What is expected:
From the records below, print only the part that opens with the line containing "Rebuild this chart" and closes with the line containing "CartesianGrid, ReferenceLine, Legend"; omit the pictures.

Input:
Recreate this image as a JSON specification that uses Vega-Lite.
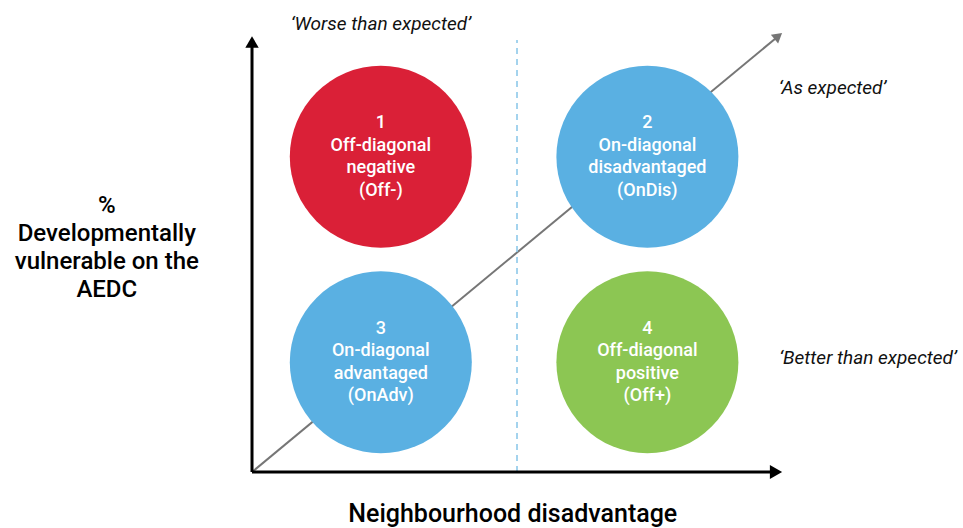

...

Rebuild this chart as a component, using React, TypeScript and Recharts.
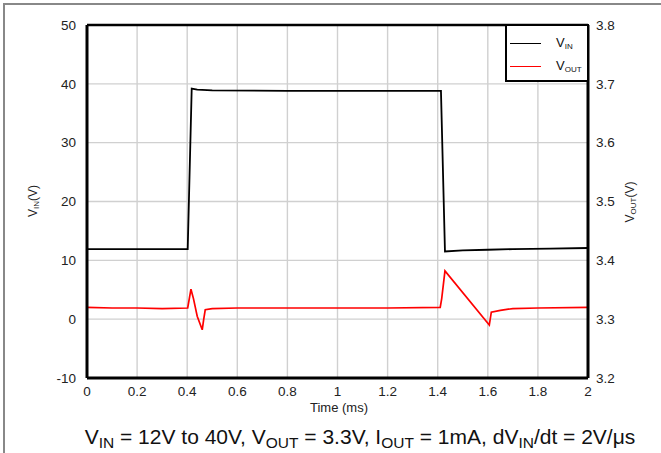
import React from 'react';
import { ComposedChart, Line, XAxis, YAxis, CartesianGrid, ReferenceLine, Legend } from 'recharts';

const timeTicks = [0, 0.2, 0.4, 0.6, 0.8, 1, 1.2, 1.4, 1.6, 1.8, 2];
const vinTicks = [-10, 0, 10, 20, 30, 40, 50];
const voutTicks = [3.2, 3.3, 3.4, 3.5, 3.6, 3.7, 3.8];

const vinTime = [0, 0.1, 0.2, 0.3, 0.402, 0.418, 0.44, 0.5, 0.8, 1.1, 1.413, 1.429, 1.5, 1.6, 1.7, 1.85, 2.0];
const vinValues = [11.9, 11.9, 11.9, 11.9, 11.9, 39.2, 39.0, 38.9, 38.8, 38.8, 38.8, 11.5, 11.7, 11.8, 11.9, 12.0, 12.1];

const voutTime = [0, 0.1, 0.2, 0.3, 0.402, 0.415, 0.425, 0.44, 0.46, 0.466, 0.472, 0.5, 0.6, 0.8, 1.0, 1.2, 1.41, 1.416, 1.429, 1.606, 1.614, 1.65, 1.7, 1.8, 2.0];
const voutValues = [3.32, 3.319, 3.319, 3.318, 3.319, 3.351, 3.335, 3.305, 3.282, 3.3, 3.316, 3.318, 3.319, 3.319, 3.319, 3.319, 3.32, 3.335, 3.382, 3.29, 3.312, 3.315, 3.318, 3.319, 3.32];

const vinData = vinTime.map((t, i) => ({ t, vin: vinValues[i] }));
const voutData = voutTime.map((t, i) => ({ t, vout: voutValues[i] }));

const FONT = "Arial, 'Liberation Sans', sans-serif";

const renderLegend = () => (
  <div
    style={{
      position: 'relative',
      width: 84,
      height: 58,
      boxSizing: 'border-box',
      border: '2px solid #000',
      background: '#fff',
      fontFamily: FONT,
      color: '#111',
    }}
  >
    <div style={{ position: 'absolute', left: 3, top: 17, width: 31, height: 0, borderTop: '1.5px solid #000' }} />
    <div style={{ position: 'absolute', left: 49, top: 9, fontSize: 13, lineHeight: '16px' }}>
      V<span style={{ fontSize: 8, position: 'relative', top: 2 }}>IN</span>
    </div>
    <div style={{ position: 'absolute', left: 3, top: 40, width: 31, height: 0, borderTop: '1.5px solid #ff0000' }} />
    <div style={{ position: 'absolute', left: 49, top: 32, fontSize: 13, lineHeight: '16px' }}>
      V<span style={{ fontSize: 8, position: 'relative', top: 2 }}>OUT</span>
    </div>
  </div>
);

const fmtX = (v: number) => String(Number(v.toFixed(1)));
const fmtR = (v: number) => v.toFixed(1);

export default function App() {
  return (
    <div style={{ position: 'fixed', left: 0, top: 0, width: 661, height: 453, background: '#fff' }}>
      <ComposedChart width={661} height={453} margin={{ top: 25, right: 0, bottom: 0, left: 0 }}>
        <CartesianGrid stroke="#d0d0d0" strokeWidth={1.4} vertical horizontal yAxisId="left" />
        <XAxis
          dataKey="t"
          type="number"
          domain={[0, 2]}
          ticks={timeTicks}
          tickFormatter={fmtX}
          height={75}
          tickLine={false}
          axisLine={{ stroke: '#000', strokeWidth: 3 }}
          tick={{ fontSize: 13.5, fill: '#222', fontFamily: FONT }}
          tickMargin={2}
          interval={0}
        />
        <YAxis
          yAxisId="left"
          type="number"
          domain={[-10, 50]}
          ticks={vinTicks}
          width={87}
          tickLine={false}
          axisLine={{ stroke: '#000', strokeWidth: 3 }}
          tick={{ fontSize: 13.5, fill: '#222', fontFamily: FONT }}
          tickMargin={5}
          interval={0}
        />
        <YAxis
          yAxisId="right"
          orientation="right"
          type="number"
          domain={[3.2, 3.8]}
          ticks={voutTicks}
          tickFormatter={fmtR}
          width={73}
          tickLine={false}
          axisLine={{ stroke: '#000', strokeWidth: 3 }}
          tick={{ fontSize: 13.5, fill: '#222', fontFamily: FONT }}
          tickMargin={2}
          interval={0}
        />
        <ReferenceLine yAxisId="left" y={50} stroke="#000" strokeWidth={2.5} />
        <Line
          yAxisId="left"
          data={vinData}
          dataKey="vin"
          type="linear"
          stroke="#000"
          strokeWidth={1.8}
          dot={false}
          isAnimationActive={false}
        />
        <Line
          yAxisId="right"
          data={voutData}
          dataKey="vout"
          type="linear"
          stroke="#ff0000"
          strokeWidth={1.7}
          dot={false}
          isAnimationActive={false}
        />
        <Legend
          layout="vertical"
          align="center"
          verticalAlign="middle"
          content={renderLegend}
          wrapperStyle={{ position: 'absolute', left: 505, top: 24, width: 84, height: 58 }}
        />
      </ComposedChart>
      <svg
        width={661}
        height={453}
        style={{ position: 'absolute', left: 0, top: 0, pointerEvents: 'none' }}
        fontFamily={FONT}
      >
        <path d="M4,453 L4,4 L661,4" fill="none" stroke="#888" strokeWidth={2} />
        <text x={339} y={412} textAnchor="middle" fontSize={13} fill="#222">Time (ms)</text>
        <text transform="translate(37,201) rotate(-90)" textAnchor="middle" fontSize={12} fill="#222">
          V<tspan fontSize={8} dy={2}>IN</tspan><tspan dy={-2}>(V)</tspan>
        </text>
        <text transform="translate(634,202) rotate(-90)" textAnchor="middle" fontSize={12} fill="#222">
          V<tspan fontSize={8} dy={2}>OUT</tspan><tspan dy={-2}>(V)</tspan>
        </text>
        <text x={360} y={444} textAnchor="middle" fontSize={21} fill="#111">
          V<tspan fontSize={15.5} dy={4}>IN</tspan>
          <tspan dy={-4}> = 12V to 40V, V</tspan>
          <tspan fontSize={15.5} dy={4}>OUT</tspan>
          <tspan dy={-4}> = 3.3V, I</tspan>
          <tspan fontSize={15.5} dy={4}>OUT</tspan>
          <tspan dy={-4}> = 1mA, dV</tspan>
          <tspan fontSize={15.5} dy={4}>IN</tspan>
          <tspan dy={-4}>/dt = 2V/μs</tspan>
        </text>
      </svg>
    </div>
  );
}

The output:
Rebuild this chart as a component, using React, TypeScript and Recharts.
import React from 'react';
import { ComposedChart, Line, XAxis, YAxis, CartesianGrid, ReferenceLine, Legend } from 'recharts';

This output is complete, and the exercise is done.